The US Senate on Thursday advanced a significant resolution aimed at limiting President Donald Trump’s military involvement in Venezuela—a rare instance of bipartisan criticism following concerns over the clandestine capture of leader Nicolas Maduro.
The legislation, led by Democrats, prohibits any further US military actions against Venezuela without clear approval from Congress and successfully passed a critical procedural vote with backing from five Republicans.
The expected final vote, scheduled for next week, is now regarded as a mere formality and would represent one of the most assertive demonstrations of Congress’s war powers in many years.
However, the initiative is primarily seen as symbolic, as the resolution faces considerable challenges in the House of Representatives and is unlikely to withstand a probable veto from Trump.
This development came after a marked increase in US military actions, which included air and naval strikes as well as the nighttime apprehension of Maduro in Caracas, actions that lawmakers from both parties stated exceeded a limited law-enforcement response and unmistakably entered the realm of warfare.
“Less than courageous members of Congress fall all over themselves to avoid taking responsibility, to avoid the momentous vote of declaring war,” said Senator Rand Paul, the Kentucky Republican who broke with much of his party to co-sponsor the measure.
Trump said in an interview published Thursday that the United States could run Venezuela and tap into its oil reserves for years, telling The New York Times, “only time will tell” how long Washington would demand direct oversight of the South American nation.

Democrats are framing the resolution as a constitutional line in the sand after what they described as months of misleading briefings, including assurances from the administration as recently as November that it had no plans for strikes on Venezuelan soil.

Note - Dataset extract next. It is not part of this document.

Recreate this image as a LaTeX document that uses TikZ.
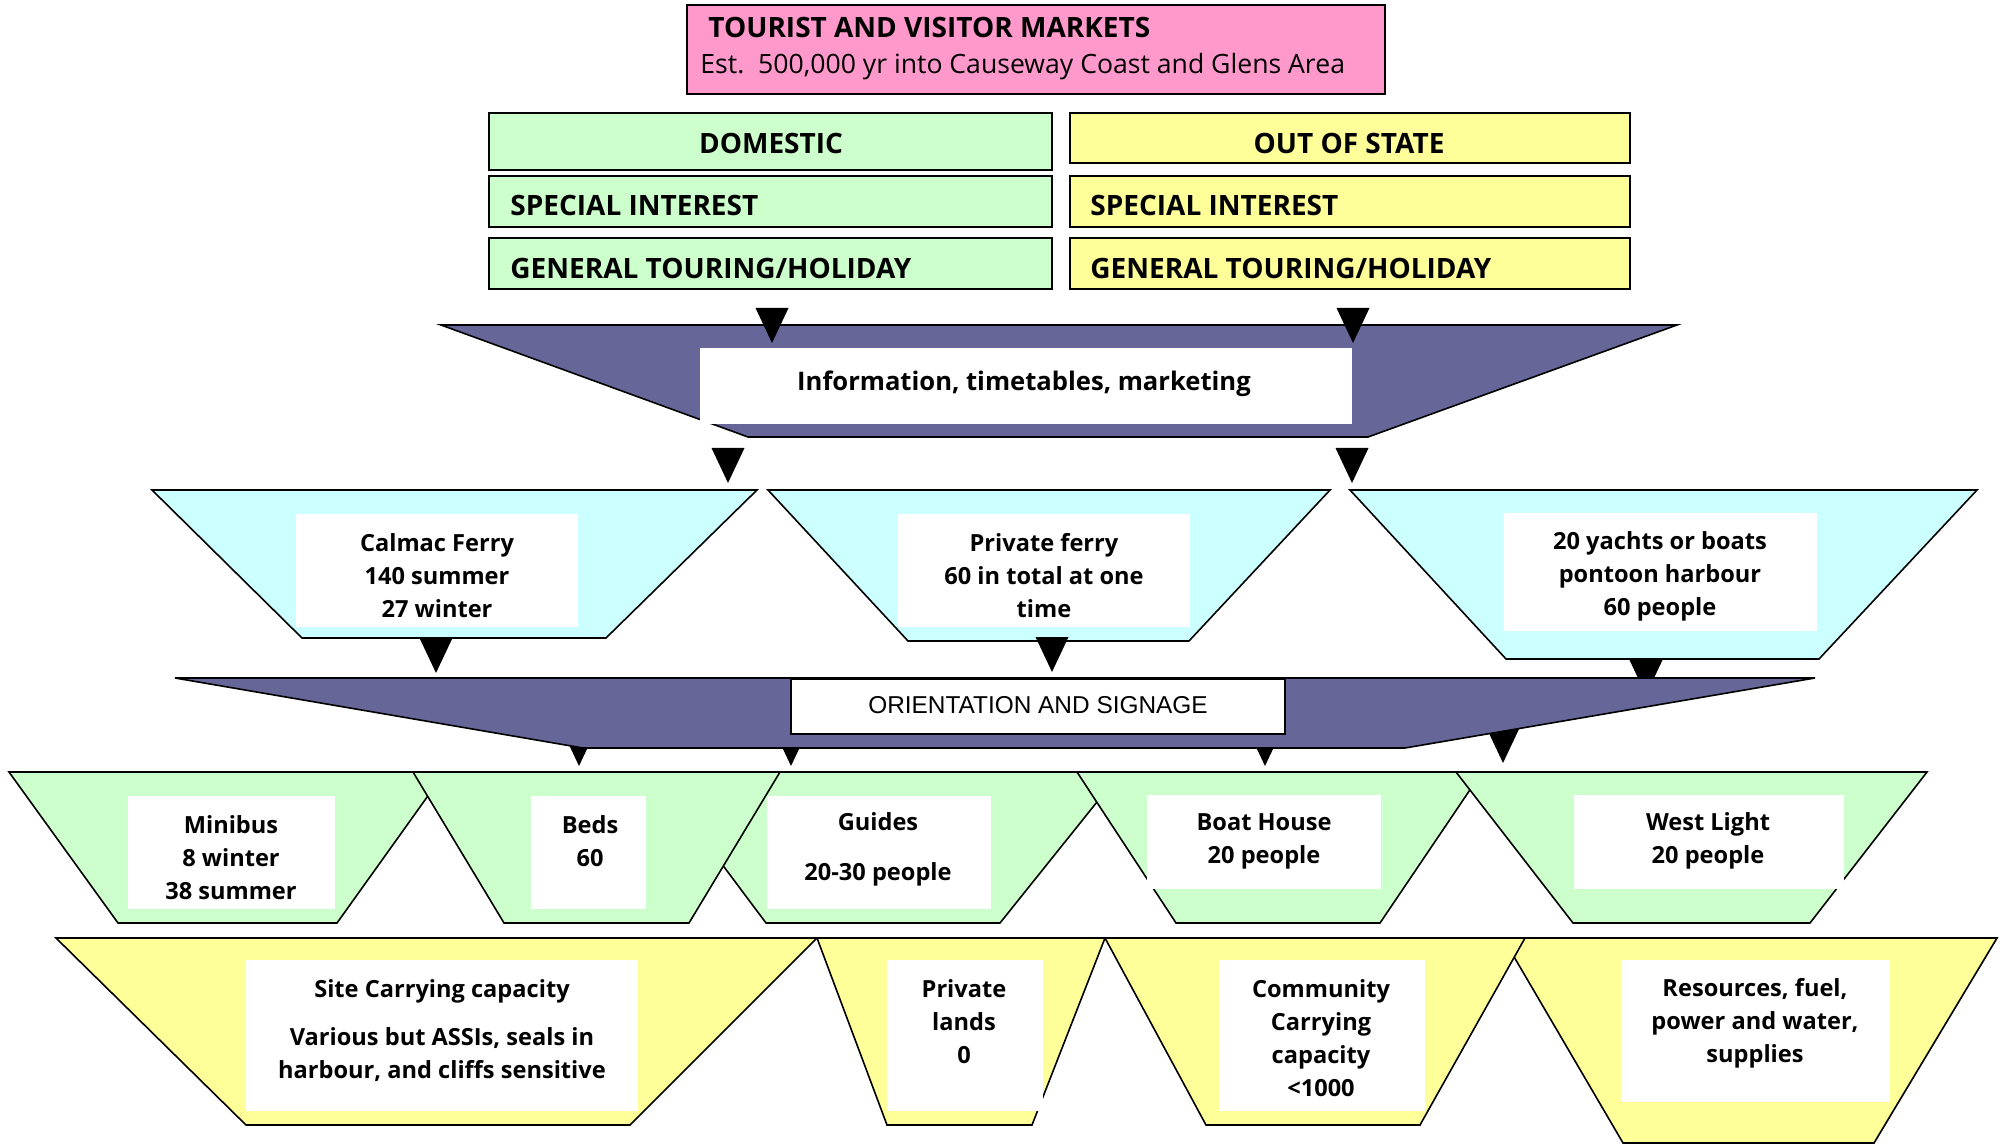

The administration has argued the Maduro operation was legally justified as part of a broader campaign against transnational drug trafficking, characterising it as a battle with cartels designated as terrorist organisations.
Republican leaders largely defended the president, touting his authority to conduct limited military actions in defence of US national security.
“This is something that should have taken place, probably in a previous administration,” Senator Markwayne Mullin of Oklahoma told reporters Wednesday.
“Only President Trump had the backbone to pull it off, to pull out an indicted, illegitimate president that was holding Venezuela hostage.”
Since Trump resumed his presidency, war powers resolutions concerning Venezuela have been turned down twice in both the Senate and the House.
Over the past hundred years, only one congressional resolution has effectively established a comprehensive, enduring restriction on the president’s unilateral military actions overseas: the War Powers Resolution of 1973, enacted despite a veto from then-president Richard Nixon.